Think about the dot com bubble. When the bubble burst, lots of people found themselves out of their job selling pet food over the internet. But many people were doing work which HAD NO VALUE. The jobs they were doing weren’t worth doing. A competant computer programmer has value, but if the product they are assigned to is worthless then their work is worthless. If they lose their job at a worthless company making worthless products, they can eventually find a job at a worthwhile company making worthwhile products.

And so the economy doesn’t spiral down to zero, despite the fact that a bad economy means fewer sales which means business have layoffs which means less money spent which means fewer sales which meas layoffs which means fewer sales.

It doesn’t? Well, damn. I wrote a cookbook for just that eventuality. Good thing I didn’t quit my day job.

Why? The risk rating of our Treasury might change, forcing the U.S. to offer higher rates of return, but other than that, there’s no reason to think the economy would collapse. It would just make it more expensive to borrow. One thing to remember is that in order to import goods, Americans need money denominated in the exporting country’s currency. Foreign investment in the U.S. is one of the things that keeps providing us with that money.

The OP appears to be suggesting that there is an impending depression that will be caused by…what? Exactly? Is Fanny Mae really hiding its losses in shell companies like Enron had done?

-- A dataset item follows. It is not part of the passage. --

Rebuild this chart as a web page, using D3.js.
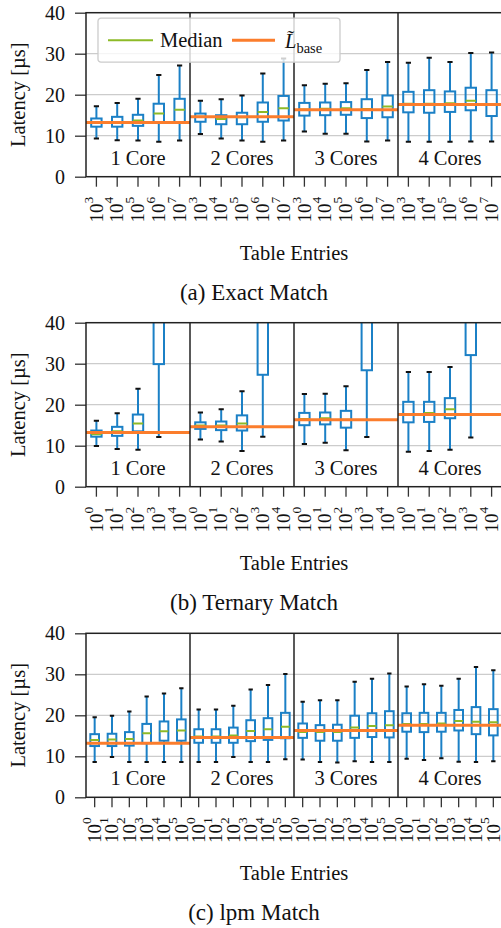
<!DOCTYPE html>
<html>
<head>
<meta charset="utf-8">
<script src="https://cdnjs.cloudflare.com/ajax/libs/d3/7.8.5/d3.min.js"></script>
<style>
    body { margin: 0; background: #fff; }
    svg, svg text { font-family: 'Liberation Serif', 'DejaVu Serif', serif !important; }
</style>
</head>
<body>
<svg id="chart" width="501" height="928"></svg>
<script>
var groups = ['1 Core', '2 Cores', '3 Cores', '4 Cores'];
var baseline = [13.2, 14.6, 16.3, 17.6];
var yTicks = [0, 10, 20, 30, 40];

// (a) exact match, exponents 10^3 .. 10^7
var exactExp = ['3', '4', '5', '6', '7'];
var exactLo  = [9.3, 8.9, 8.8, 8.5, 8.8,   10.4, 9.3, 8.8, 8.5, 8.8,   11.0, 10.5, 10.5, 8.6, 8.8,   8.5, 8.5, 8.5, 8.6, 8.6];
var exactQ1  = [12.2, 12.2, 12.4, 13.1, 13.2,   13.4, 12.8, 12.8, 13.4, 13.7,   14.9, 15.0, 15.1, 14.3, 14.5,   15.7, 15.6, 15.8, 16.2, 14.8];
var exactMed = [13.2, 13.2, 13.7, 15.4, 16.3,   14.6, 14.1, 14.5, 15.8, 16.7,   16.4, 16.6, 16.7, 16.5, 17.1,   17.8, 17.8, 17.9, 18.5, 17.6];
var exactQ3  = [14.2, 14.6, 15.1, 17.8, 19.0,   15.4, 15.0, 15.6, 18.1, 19.7,   18.0, 18.1, 18.2, 18.9, 19.8,   20.7, 21.1, 20.8, 21.7, 21.1];
var exactHi  = [17.2, 18.0, 19.0, 24.8, 27.1,   18.5, 18.9, 19.8, 25.2, 28.8,   22.3, 22.7, 22.8, 26.0, 28.0,   27.8, 29.0, 28.0, 30.2, 30.3];

// (b) ternary match, 10^0 .. 10^4 (10^3 and 10^4 run off the top)
var ternExp = ['0', '1', '2', '3', '4'];
var ternLo  = [9.9, 9.2, 9.0, 12.1, 45,   11.5, 11.0, 8.7, 12.2, 45,   10.4, 10.7, 8.9, 12.1, 45,   8.5, 8.7, 9.0, 12.0, 45];
var ternQ1  = [12.2, 12.4, 13.5, 29.9, 60,   14.1, 13.8, 13.7, 27.3, 60,   15.0, 15.2, 14.4, 28.4, 60,   15.7, 15.8, 16.7, 32.1, 60];
var ternMed = [12.8, 13.5, 15.4, 48, 70,   14.9, 14.9, 15.4, 48, 70,   16.5, 16.7, 16.3, 48, 70,   17.7, 18.0, 18.9, 50, 70];
var ternQ3  = [13.7, 14.6, 17.6, 65, 85,   15.7, 15.9, 17.4, 65, 85,   18.0, 18.1, 18.5, 65, 85,   20.7, 20.7, 21.6, 68, 85];
var ternHi  = [16.1, 17.9, 23.9, 95, 120,   18.1, 18.9, 23.3, 95, 120,   22.6, 22.7, 24.5, 95, 120,   28.0, 28.0, 29.2, 98, 120];

// (c) lpm match, 10^0 .. 10^5
var lpmExp = ['0', '1', '2', '3', '4', '5'];
var lpmLo  = [8.6, 9.8, 8.6, 8.6, 8.6, 8.6,   8.6, 8.6, 9.8, 8.6, 8.6, 9.3,   9.2, 8.6, 8.5, 8.8, 8.6, 8.6,   9.4, 9.1, 9.5, 8.7, 8.6, 8.8];
var lpmQ1  = [12.5, 12.5, 12.6, 13.2, 13.8, 13.8,   13.3, 13.3, 13.3, 13.7, 14.0, 14.4,   14.5, 13.8, 13.8, 14.5, 14.7, 14.6,   16.0, 15.9, 16.0, 16.3, 15.4, 15.1];
var lpmMed = [14.0, 14.1, 14.2, 15.6, 16.1, 16.3,   14.8, 14.8, 15.1, 16.2, 16.6, 17.2,   15.9, 15.9, 15.9, 17.0, 17.4, 17.6,   17.9, 17.9, 18.0, 18.6, 18.4, 18.3];
var lpmQ3  = [15.4, 15.5, 15.9, 17.9, 18.5, 19.0,   16.6, 16.6, 17.0, 18.8, 19.3, 20.6,   18.0, 17.6, 17.7, 19.9, 20.5, 21.0,   20.5, 20.6, 20.6, 21.3, 22.0, 21.5];
var lpmHi  = [19.5, 19.9, 20.9, 24.6, 25.3, 26.6,   21.4, 21.4, 22.3, 26.3, 27.4, 30.1,   23.3, 23.7, 23.7, 28.2, 28.9, 30.2,   27.0, 27.6, 27.2, 28.9, 31.8, 31.0];

var col = {
    box: '#1b80c6',
    median: '#8dba27',
    base: '#fb7d2c',
    grid: '#cccccc',
    frame: '#222222',
    tick: '#333333'
};

var serif = "'Liberation Serif', 'DejaVu Serif', serif";
var left = 86, right = 502, plotH = 164;
var svg = d3.select('#chart').attr('font-family', serif);

function drawPanel(id, top, exps, lo, q1, med, q3, hi, caption, withLegend) {
    var n = exps.length;
    var g = svg.append('g').attr('transform', 'translate(0,' + top + ')');

    var x = d3.scaleBand().domain(d3.range(n * groups.length)).range([left, right]).padding(0);
    var xg = d3.scaleBand().domain(groups).range([left, right]).padding(0);
    var y = d3.scaleLinear().domain([0, 40]).range([plotH, 0]);
    var bw = x.bandwidth();

    g.append('clipPath').attr('id', 'clip' + id)
        .append('rect').attr('x', left).attr('y', 0).attr('width', right - left).attr('height', plotH);

    // grid
    g.append('g').selectAll('line').data(yTicks.slice(1, -1)).join('line')
        .attr('x1', left).attr('x2', right)
        .attr('y1', function (d) { return y(d); }).attr('y2', function (d) { return y(d); })
        .attr('stroke', col.grid).attr('stroke-width', 1.3);

    // y axis
    var yAxis = g.append('g').attr('transform', 'translate(' + left + ',0)')
        .call(d3.axisLeft(y).tickValues(yTicks).tickSize(11).tickPadding(10))
        .attr('font-family', serif);
    yAxis.select('.domain').remove();
    yAxis.selectAll('.tick line').attr('stroke', col.tick).attr('stroke-width', 1.3);
    yAxis.selectAll('.tick text').attr('font-size', 20).attr('fill', '#111');

    // x ticks + labels
    var xAxis = g.append('g').attr('transform', 'translate(0,' + plotH + ')');
    var ticks = xAxis.selectAll('g').data(d3.range(n * groups.length)).join('g')
        .attr('transform', function (d) { return 'translate(' + (x(d) + bw / 2) + ',0)'; });
    ticks.append('line').attr('y1', 0).attr('y2', 10).attr('stroke', col.tick).attr('stroke-width', 1.3);
    var lbl = ticks.append('text')
        .attr('transform', 'translate(0,20) rotate(-90)')
        .attr('text-anchor', 'end').attr('dy', '0.33em')
        .attr('font-size', 19).attr('fill', '#111');
    lbl.append('tspan').text('10');
    lbl.append('tspan').attr('font-size', 13.5).attr('dy', '-0.75em')
        .text(function (d) { return exps[d % n]; });

    // boxes
    var data = d3.range(n * groups.length).map(function (i) {
        return {i: i, lo: lo[i], q1: q1[i], med: med[i], q3: q3[i], hi: hi[i]};
    });
    var boxes = g.append('g').attr('clip-path', 'url(#clip' + id + ')');
    var b = boxes.selectAll('g').data(data).join('g')
        .attr('transform', function (d) { return 'translate(' + (x(d.i) + bw / 2) + ',0)'; });
    b.append('line').attr('y1', function (d) { return y(d.lo); }).attr('y2', function (d) { return y(d.q1); })
        .attr('stroke', col.box).attr('stroke-width', 2);
    b.append('line').attr('y1', function (d) { return y(d.q3); }).attr('y2', function (d) { return y(d.hi); })
        .attr('stroke', col.box).attr('stroke-width', 2);
    b.append('rect')
        .attr('x', -bw / 4).attr('width', bw / 2)
        .attr('y', function (d) { return y(d.q3); })
        .attr('height', function (d) { return y(d.q1) - y(d.q3); })
        .attr('fill', 'none').attr('stroke', col.box).attr('stroke-width', 2);
    b.selectAll('line.cap').data(function (d) { return [d.lo, d.hi]; }).join('line')
        .attr('class', 'cap')
        .attr('x1', -bw / 8).attr('x2', bw / 8)
        .attr('y1', function (v) { return y(v); }).attr('y2', function (v) { return y(v); })
        .attr('stroke', '#111').attr('stroke-width', 2);

    // baseline per group
    boxes.selectAll('line.base').data(baseline).join('line').attr('class', 'base')
        .attr('x1', function (d, k) { return xg(groups[k]); })
        .attr('x2', function (d, k) { return xg(groups[k]) + xg.bandwidth(); })
        .attr('y1', function (d) { return y(d); }).attr('y2', function (d) { return y(d); })
        .attr('stroke', col.base).attr('stroke-width', 3);

    b.append('line')
        .attr('x1', -bw / 4).attr('x2', bw / 4)
        .attr('y1', function (d) { return y(d.med); }).attr('y2', function (d) { return y(d.med); })
        .attr('stroke', col.median).attr('stroke-width', 2);

    // frame + group separators
    g.append('rect').attr('x', left).attr('y', 0).attr('width', right - left).attr('height', plotH)
        .attr('fill', 'none').attr('stroke', col.frame).attr('stroke-width', 1.5);
    g.selectAll('line.sep').data(groups.slice(1)).join('line').attr('class', 'sep')
        .attr('x1', function (d) { return xg(d); }).attr('x2', function (d) { return xg(d); })
        .attr('y1', 0).attr('y2', plotH)
        .attr('stroke', col.frame).attr('stroke-width', 1.5);

    // group names
    g.selectAll('text.grp').data(groups).join('text').attr('class', 'grp')
        .attr('x', function (d) { return xg(d) + xg.bandwidth() / 2; })
        .attr('y', 152).attr('text-anchor', 'middle')
        .attr('font-size', 20.5).attr('fill', '#111')
        .text(function (d) { return d; });

    // axis titles
    g.append('text').attr('transform', 'translate(25,' + (plotH / 2) + ') rotate(-90)')
        .attr('text-anchor', 'middle').attr('font-size', 20.5).attr('fill', '#111')
        .text('Latency [\u00b5s]');
    g.append('text').attr('x', (left + right) / 2).attr('y', 247)
        .attr('text-anchor', 'middle').attr('font-size', 20.5).attr('fill', '#111')
        .text('Table Entries');
    g.append('text').attr('x', 254).attr('y', 287)
        .attr('text-anchor', 'middle').attr('font-size', 23).attr('fill', '#111')
        .text(caption);

    if (withLegend) {
        var lg = g.append('g').attr('transform', 'translate(98,5.5)');
        lg.append('rect').attr('width', 242).attr('height', 44).attr('rx', 3)
            .attr('fill', '#fff').attr('fill-opacity', 0.8)
            .attr('stroke', '#cccccc').attr('stroke-width', 1.3);
        lg.append('line').attr('x1', 10).attr('x2', 55).attr('y1', 22).attr('y2', 22)
            .attr('stroke', col.median).attr('stroke-width', 2);
        lg.append('text').attr('x', 62).attr('y', 29).attr('font-size', 20.5).attr('fill', '#111').text('Median');
        lg.append('line').attr('x1', 134).attr('x2', 177).attr('y1', 22).attr('y2', 22)
            .attr('stroke', col.base).attr('stroke-width', 3);
        var t = lg.append('text').attr('x', 187).attr('y', 30).attr('font-size', 20.5).attr('fill', '#111');
        t.append('tspan').attr('font-style', 'italic').text('L\u0303');
        t.append('tspan').attr('font-size', 14.5).attr('dy', 5).text('base');
    }
}

drawPanel('a', 12.7, exactExp, exactLo, exactQ1, exactMed, exactQ3, exactHi, '(a) Exact Match', true);
drawPanel('b', 322.7, ternExp, ternLo, ternQ1, ternMed, ternQ3, ternHi, '(b) Ternary Match', false);
drawPanel('c', 633.3, lpmExp, lpmLo, lpmQ1, lpmMed, lpmQ3, lpmHi, '(c) lpm Match', false);
</script>
</body>
</html>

Economies ebb & flow, rise & fall, and frankly, nobody really knows what causes it. There are egregious examples that can be identified; e.g., the monetary and trade policies that gave us the Great Depression. I don’t see anything in this thread suggesting a depression-scale downturn. And to be honest, one of the world’s biggest economic threats are the Smoot-Hawley wannabe’s, like Lou Dobbs and his ilk. That sort of protectionist nonsense is a real threat because of the effects it will have on trade. In terms of monetary policy, the Fed is well informed and far more knowledgeable than it was in 1930.

May personal debt and higher gas prices cause a recession? Maybe, maybe not. But we’re not looking at collapsing into reliving the 1930s. Maybe the 1970s, but even that is awfully unlikely because we know the long-term shape of the Phillips curve. Yes, there’s going to be a recession, but to claim a total collapse, we need much better evidence and analysis.

And, I for one, am looking forward to all the babyboomers retiring. It will be great for the job market, and when their housing goes up for grabs as they engage in the old-person-lifestyle-downsizing property sale, I’ll be able to buy at a good price.